- Directions for this task -
Quote the listing in full, exactly as given, minus any pictures.

[Start]

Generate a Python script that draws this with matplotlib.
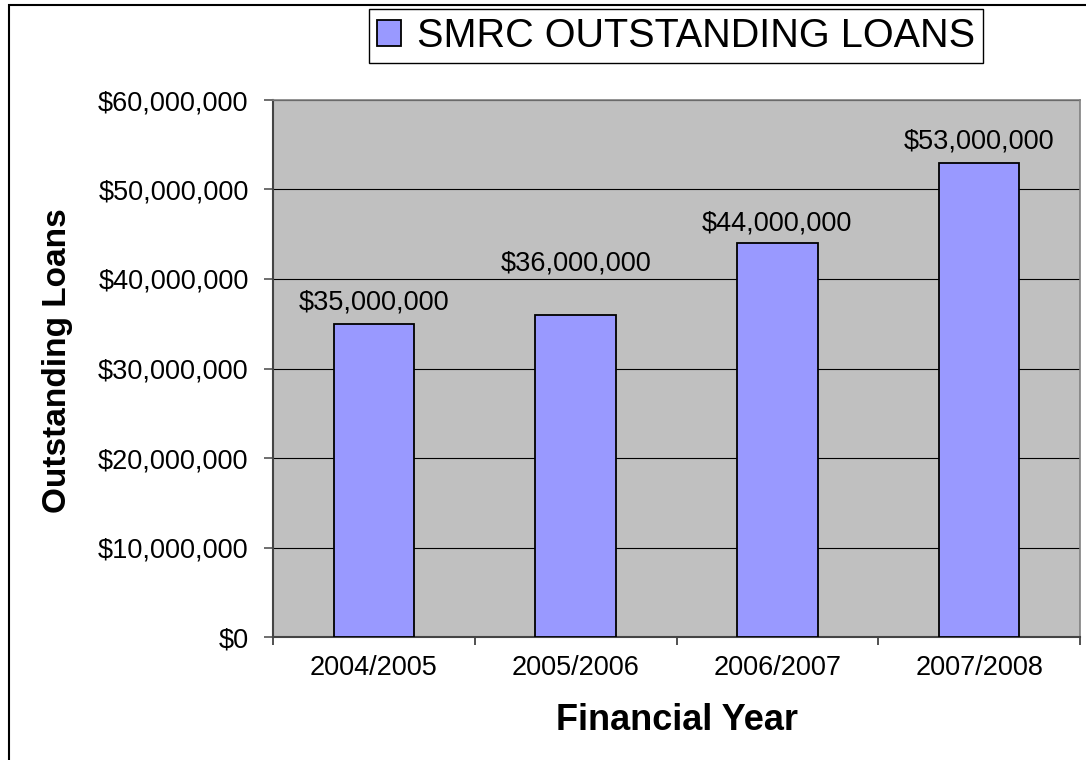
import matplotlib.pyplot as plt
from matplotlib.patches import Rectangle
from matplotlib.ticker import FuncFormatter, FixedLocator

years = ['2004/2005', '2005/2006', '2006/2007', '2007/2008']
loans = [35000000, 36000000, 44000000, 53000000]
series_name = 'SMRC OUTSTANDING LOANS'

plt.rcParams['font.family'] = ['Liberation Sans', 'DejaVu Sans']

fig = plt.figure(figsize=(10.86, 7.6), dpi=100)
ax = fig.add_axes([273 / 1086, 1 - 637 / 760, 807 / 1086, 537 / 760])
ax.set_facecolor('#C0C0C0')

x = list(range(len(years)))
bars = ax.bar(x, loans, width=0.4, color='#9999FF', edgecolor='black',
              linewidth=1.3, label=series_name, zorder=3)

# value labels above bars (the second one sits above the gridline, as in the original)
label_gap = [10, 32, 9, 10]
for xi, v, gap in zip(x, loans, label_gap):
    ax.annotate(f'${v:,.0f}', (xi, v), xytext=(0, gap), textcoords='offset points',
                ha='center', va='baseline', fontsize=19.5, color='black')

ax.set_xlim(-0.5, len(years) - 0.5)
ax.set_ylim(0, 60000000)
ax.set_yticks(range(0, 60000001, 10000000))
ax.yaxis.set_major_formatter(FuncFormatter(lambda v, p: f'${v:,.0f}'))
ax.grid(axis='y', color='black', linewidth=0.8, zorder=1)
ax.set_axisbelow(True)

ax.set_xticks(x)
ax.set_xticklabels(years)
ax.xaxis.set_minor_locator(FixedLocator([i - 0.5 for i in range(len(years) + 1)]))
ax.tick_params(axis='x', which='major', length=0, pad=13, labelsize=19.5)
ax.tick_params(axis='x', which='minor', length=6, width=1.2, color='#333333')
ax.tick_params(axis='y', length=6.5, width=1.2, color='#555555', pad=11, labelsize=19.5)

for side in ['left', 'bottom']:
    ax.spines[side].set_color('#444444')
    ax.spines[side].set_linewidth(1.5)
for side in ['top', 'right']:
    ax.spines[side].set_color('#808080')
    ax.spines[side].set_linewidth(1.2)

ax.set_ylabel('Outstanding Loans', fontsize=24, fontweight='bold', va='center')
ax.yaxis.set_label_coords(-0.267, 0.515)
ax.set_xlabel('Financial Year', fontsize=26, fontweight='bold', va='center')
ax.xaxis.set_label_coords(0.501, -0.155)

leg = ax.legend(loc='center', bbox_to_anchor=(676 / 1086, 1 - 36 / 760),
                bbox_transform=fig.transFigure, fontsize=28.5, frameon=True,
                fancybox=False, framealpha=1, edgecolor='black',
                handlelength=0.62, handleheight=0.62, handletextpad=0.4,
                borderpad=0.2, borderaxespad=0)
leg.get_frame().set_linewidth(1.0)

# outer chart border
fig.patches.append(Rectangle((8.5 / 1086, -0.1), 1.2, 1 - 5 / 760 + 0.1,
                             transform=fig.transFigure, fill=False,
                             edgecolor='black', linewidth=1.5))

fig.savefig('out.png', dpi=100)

[End]

- Written solution -
Generate a Python script that draws this with matplotlib.
import matplotlib.pyplot as plt
from matplotlib.patches import Rectangle
from matplotlib.ticker import FuncFormatter, FixedLocator

years = ['2004/2005', '2005/2006', '2006/2007', '2007/2008']
loans = [35000000, 36000000, 44000000, 53000000]
series_name = 'SMRC OUTSTANDING LOANS'

plt.rcParams['font.family'] = ['Liberation Sans', 'DejaVu Sans']

fig = plt.figure(figsize=(10.86, 7.6), dpi=100)
ax = fig.add_axes([273 / 1086, 1 - 637 / 760, 807 / 1086, 537 / 760])
ax.set_facecolor('#C0C0C0')

x = list(range(len(years)))
bars = ax.bar(x, loans, width=0.4, color='#9999FF', edgecolor='black',
              linewidth=1.3, label=series_name, zorder=3)

# value labels above bars (the second one sits above the gridline, as in the original)
label_gap = [10, 32, 9, 10]
for xi, v, gap in zip(x, loans, label_gap):
    ax.annotate(f'${v:,.0f}', (xi, v), xytext=(0, gap), textcoords='offset points',
                ha='center', va='baseline', fontsize=19.5, color='black')

ax.set_xlim(-0.5, len(years) - 0.5)
ax.set_ylim(0, 60000000)
ax.set_yticks(range(0, 60000001, 10000000))
ax.yaxis.set_major_formatter(FuncFormatter(lambda v, p: f'${v:,.0f}'))
ax.grid(axis='y', color='black', linewidth=0.8, zorder=1)
ax.set_axisbelow(True)

ax.set_xticks(x)
ax.set_xticklabels(years)
ax.xaxis.set_minor_locator(FixedLocator([i - 0.5 for i in range(len(years) + 1)]))
ax.tick_params(axis='x', which='major', length=0, pad=13, labelsize=19.5)
ax.tick_params(axis='x', which='minor', length=6, width=1.2, color='#333333')
ax.tick_params(axis='y', length=6.5, width=1.2, color='#555555', pad=11, labelsize=19.5)

for side in ['left', 'bottom']:
    ax.spines[side].set_color('#444444')
    ax.spines[side].set_linewidth(1.5)
for side in ['top', 'right']:
    ax.spines[side].set_color('#808080')
    ax.spines[side].set_linewidth(1.2)

ax.set_ylabel('Outstanding Loans', fontsize=24, fontweight='bold', va='center')
ax.yaxis.set_label_coords(-0.267, 0.515)
ax.set_xlabel('Financial Year', fontsize=26, fontweight='bold', va='center')
ax.xaxis.set_label_coords(0.501, -0.155)

leg = ax.legend(loc='center', bbox_to_anchor=(676 / 1086, 1 - 36 / 760),
                bbox_transform=fig.transFigure, fontsize=28.5, frameon=True,
                fancybox=False, framealpha=1, edgecolor='black',
                handlelength=0.62, handleheight=0.62, handletextpad=0.4,
                borderpad=0.2, borderaxespad=0)
leg.get_frame().set_linewidth(1.0)

# outer chart border
fig.patches.append(Rectangle((8.5 / 1086, -0.1), 1.2, 1 - 5 / 760 + 0.1,
                             transform=fig.transFigure, fill=False,
                             edgecolor='black', linewidth=1.5))

fig.savefig('out.png', dpi=100)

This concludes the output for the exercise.